Well, I generally come in at least fifteen minutes late, ah, I use the side door – that way Lumbergh can’t see me, and, uh, after that I just sorta space out for about an hour. …I’d say in a given week I probably only do about fifteen minutes of real, actual, work.
Same thing happened to me last Friday. Was in the middle of a work call when my boss’s boss called me randomly on teams. Saw the Hr lead in the call and knew it was a bad sign. I’m the middle of them telling me I was laid off they were already signing me out of all my apps and locking down my computer. I was in a 10 person layoff.
If I was using a term wrong that incorrectly I would want to know. So feel free to downvote me, but Op, that’s not what survivorship bias is. You’re thinking survivor’s guilt, probably. Survivorship bias is putting metal plates on your WW2 airplanes that returned to base where the bullet holes are. But that’s not what you should do. Instead retrieve fallen planes and put reinforcements where the bullet holes are in those planes, leading to actual benefits. I’m also a little high right now and this seems super important to me for some reason. Anyway, not trying to “umm asckshually” you, but like I said, if I had that same mix up I would want to know. (And I Ctrl+Fd and no one has said anything as far as I can tell) Xox, now I’m wondering if I shouldn’t have told you that I’m high, because it’s probably really fucking obvious. Whoops.

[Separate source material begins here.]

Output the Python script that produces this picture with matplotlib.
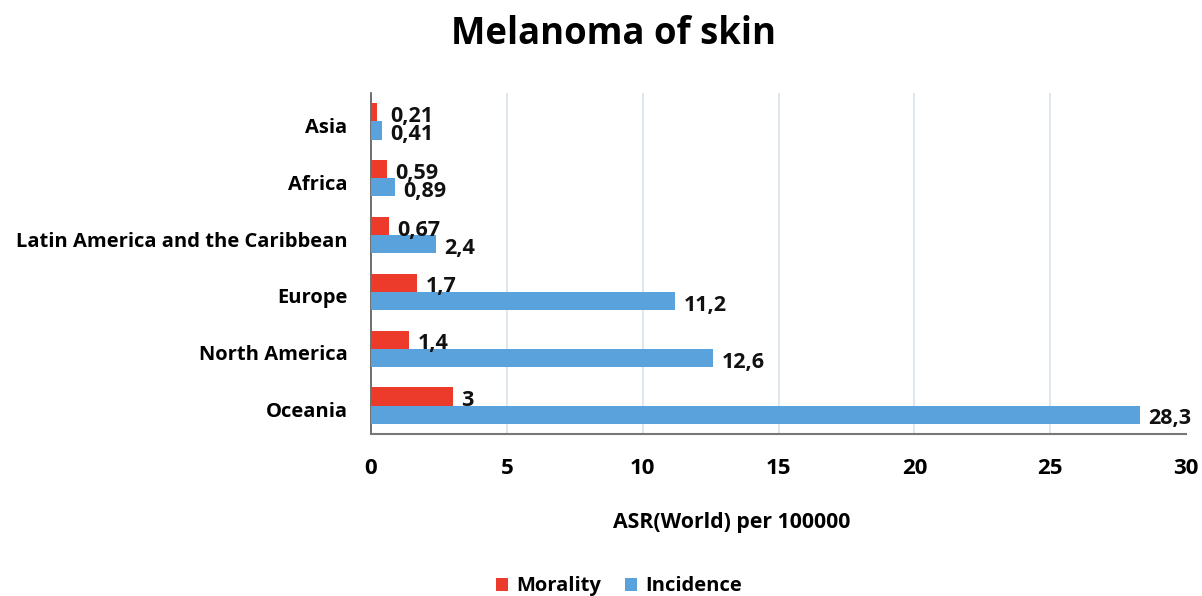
import matplotlib
matplotlib.use("Agg")
import matplotlib.pyplot as plt
from matplotlib.transforms import ScaledTranslation
import numpy as np

regions = ["Asia", "Africa", "Latin America and the Caribbean", "Europe", "North America", "Oceania"]
mortality = [0.21, 0.59, 0.67, 1.7, 1.4, 3]
incidence = [0.41, 0.89, 2.4, 11.2, 12.6, 28.3]
mortality_labels = ["0,21", "0,59", "0,67", "1,7", "1,4", "3"]
incidence_labels = ["0,41", "0,89", "2,4", "11,2", "12,6", "28,3"]
xticks = [0, 5, 10, 15, 20, 25, 30]

plt.rcParams['font.family'] = ['Open Sans', 'DejaVu Sans']
plt.rcParams['font.weight'] = 'bold'

FS = 14.5
FS_TICK = 16
FS_DATA = 15.5

fig = plt.figure(figsize=(12.02, 5.96), dpi=100)
ax = fig.add_axes([0.3087, 0.2718, 0.6780, 0.5722])

red = "#EC3B2B"
blue = "#5AA2DC"
h = 0.32
y = np.arange(len(regions))
ax.barh(y - h / 2, mortality, height=h, color=red, label="Morality", zorder=3)
ax.barh(y + h / 2, incidence, height=h, color=blue, label="Incidence", zorder=3)

min_x = 0.4
for yi, v, t in zip(y, mortality, mortality_labels):
    ax.annotate(t, (max(v, min_x), yi - h / 2), xytext=(6, -3), textcoords="offset points",
                ha="left", va="center", fontsize=FS_DATA, fontweight="bold", color="#111111", zorder=4)
for yi, v, t in zip(y, incidence, incidence_labels):
    ax.annotate(t, (max(v, min_x), yi + h / 2), xytext=(6, -3), textcoords="offset points",
                ha="left", va="center", fontsize=FS_DATA, fontweight="bold", color="#111111", zorder=4)

ax.set_ylim(len(regions) - 0.5, -0.5)
ax.set_xlim(0, 30)
ax.set_yticks(y)
ax.set_yticklabels(regions, fontsize=FS, fontweight="bold")
ax.set_xticks(xticks)
ax.set_xticklabels([str(v) for v in xticks], fontsize=FS_TICK, fontweight="bold")
ax.tick_params(axis="y", length=0, pad=17)
ax.tick_params(axis="x", length=0, pad=17)
shift = ScaledTranslation(0, -4 / 100, fig.dpi_scale_trans)
for lab in ax.get_yticklabels():
    lab.set_transform(lab.get_transform() + shift)

for xv in xticks[1:-1]:
    ax.axvline(xv, color="#D9E1EA", lw=1.2, zorder=1)

for s in ["top", "right"]:
    ax.spines[s].set_visible(False)
ax.spines["left"].set_color("#555555")
ax.spines["bottom"].set_color("#777777")
ax.spines["left"].set_linewidth(1.2)
ax.spines["bottom"].set_linewidth(1.5)

ax.set_xlabel("ASR(World) per 100000", fontsize=15.3, fontweight="bold")
ax.xaxis.set_label_coords(0.442, -0.228)
fig.text(0.51, 0.943, "Melanoma of skin", ha="center", va="center", fontsize=26.3, fontweight="bold")

fig.legend(loc="center", bbox_to_anchor=(0.515, 0.016), ncol=2, frameon=False,
           handlelength=0.6, handleheight=0.6, handletextpad=0.4, columnspacing=1.2,
           prop={"weight": "bold", "size": FS})

fig.savefig("out.png", dpi=100)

They’ll probably ask you to train a fellow lay off survivor to “help out” your short handed team…That’s the sign you’re next.

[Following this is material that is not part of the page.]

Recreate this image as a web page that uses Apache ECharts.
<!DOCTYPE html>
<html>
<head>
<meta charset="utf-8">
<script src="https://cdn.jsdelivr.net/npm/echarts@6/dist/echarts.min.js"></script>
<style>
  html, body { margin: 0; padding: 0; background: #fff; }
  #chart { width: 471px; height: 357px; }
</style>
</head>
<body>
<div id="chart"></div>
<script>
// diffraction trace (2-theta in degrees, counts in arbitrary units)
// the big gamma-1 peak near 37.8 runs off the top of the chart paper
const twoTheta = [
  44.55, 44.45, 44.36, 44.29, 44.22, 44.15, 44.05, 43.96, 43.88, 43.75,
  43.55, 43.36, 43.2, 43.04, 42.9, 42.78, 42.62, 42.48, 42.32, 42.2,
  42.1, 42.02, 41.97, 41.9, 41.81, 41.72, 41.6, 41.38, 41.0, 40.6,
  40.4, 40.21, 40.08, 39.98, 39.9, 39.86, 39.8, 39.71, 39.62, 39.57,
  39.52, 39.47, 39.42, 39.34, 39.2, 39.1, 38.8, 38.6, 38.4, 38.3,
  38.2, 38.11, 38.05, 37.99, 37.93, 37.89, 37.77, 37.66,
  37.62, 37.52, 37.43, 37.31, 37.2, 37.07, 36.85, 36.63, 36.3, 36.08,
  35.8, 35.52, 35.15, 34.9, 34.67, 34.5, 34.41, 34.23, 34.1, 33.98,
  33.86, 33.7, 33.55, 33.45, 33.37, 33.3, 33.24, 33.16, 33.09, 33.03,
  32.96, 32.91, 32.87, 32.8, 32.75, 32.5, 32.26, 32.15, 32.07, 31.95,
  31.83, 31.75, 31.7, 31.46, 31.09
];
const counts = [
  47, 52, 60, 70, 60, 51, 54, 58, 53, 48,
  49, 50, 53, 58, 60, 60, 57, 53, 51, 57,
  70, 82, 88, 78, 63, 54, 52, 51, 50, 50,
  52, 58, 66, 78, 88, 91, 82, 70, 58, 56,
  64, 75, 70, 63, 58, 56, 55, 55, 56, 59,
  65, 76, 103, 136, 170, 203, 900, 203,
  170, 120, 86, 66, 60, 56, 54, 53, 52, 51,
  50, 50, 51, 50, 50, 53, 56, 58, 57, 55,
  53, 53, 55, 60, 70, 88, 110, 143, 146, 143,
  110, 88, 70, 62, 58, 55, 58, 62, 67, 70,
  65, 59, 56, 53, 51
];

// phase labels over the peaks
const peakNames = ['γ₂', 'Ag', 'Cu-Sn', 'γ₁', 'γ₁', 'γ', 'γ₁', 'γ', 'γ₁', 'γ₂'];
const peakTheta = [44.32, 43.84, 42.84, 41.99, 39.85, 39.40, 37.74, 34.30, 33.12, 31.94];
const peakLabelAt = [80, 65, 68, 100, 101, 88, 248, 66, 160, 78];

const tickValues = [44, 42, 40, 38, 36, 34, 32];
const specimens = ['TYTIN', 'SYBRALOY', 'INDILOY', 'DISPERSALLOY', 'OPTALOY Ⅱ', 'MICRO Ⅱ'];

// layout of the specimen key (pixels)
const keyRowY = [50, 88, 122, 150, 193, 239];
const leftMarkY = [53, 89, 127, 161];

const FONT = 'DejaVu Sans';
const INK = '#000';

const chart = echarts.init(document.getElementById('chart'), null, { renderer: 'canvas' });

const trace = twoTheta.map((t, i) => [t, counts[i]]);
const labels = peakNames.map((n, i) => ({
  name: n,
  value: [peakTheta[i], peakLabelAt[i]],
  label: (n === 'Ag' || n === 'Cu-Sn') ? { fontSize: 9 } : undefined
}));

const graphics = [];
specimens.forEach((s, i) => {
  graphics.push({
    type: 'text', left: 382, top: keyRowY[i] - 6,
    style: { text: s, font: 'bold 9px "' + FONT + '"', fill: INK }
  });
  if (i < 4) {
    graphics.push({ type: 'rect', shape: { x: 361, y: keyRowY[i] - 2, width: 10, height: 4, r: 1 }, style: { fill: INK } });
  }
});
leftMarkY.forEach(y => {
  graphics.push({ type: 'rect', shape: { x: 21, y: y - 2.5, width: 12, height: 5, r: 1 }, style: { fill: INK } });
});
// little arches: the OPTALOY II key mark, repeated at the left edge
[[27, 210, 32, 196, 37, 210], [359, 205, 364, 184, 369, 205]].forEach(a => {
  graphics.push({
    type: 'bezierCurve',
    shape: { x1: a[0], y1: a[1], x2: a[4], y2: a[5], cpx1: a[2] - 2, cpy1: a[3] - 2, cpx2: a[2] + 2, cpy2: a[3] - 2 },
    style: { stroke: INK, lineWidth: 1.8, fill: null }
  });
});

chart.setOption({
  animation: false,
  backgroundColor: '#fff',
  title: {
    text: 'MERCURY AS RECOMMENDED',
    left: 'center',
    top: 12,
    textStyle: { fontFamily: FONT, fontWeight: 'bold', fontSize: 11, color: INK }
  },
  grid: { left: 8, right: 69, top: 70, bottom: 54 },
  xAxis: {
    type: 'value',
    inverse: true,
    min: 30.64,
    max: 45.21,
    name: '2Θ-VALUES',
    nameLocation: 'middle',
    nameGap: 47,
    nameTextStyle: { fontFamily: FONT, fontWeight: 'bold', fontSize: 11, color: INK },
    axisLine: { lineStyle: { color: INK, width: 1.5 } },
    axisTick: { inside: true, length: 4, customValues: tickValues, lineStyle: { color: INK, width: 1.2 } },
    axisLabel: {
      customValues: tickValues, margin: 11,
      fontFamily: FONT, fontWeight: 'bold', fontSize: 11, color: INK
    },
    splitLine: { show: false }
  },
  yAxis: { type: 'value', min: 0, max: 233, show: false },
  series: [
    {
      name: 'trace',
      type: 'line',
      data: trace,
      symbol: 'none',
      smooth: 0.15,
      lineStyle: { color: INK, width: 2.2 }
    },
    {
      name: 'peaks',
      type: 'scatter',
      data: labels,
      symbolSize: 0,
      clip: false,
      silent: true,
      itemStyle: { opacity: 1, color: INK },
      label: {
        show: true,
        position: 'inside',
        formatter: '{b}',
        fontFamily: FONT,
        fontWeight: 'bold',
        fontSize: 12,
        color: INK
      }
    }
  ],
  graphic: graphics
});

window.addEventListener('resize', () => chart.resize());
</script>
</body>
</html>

Either refuse, or “train” them to do everything wrong. Then once you’re laid off, it all goes to hell.
Keep in touch with someone so they can give you updates on the shitstorm. That will give you peace. Then go and crack a beer. 🍺
You’re single. No family. You can work really long hours to pick up all of the slack.
That is, until you flip a desk over and storm out. With a job offer from someplace else in hand.
I had a bootlicking relative who always bragged when his teams got laid off. Proudly worked extra hours, then pushed the work on to new hires who had no idea what they were doing a couple weeks later (after the quarterly reports were published and the stock owners saw “profits increasing” due to layoffs). And all the corners he and his fellow scabs cut? Who knows how many people they’ve gotten killed with their shoddy work.
Survivor’s Guilt, not bias. Survivorship bias is like reinforcing fighter jet wings that have holes in them, rather than where they aren’t.
You were probably kept because you didn’t need dependent benefits.
You’re feeling survivor’s guilt, for being someone who didn’t get laid off, not survivorship bias, which’d be you saying “it’s easy not to get laid off”: accurate for you (in this case), but definitely not the reality when 80% were let go.
Nothing to do with performance or behavior. Usually big lay off are done with only cost consideration. You are just a line in a spreadsheet and they have a number as an objective. You are probably still there because you did not cost that much.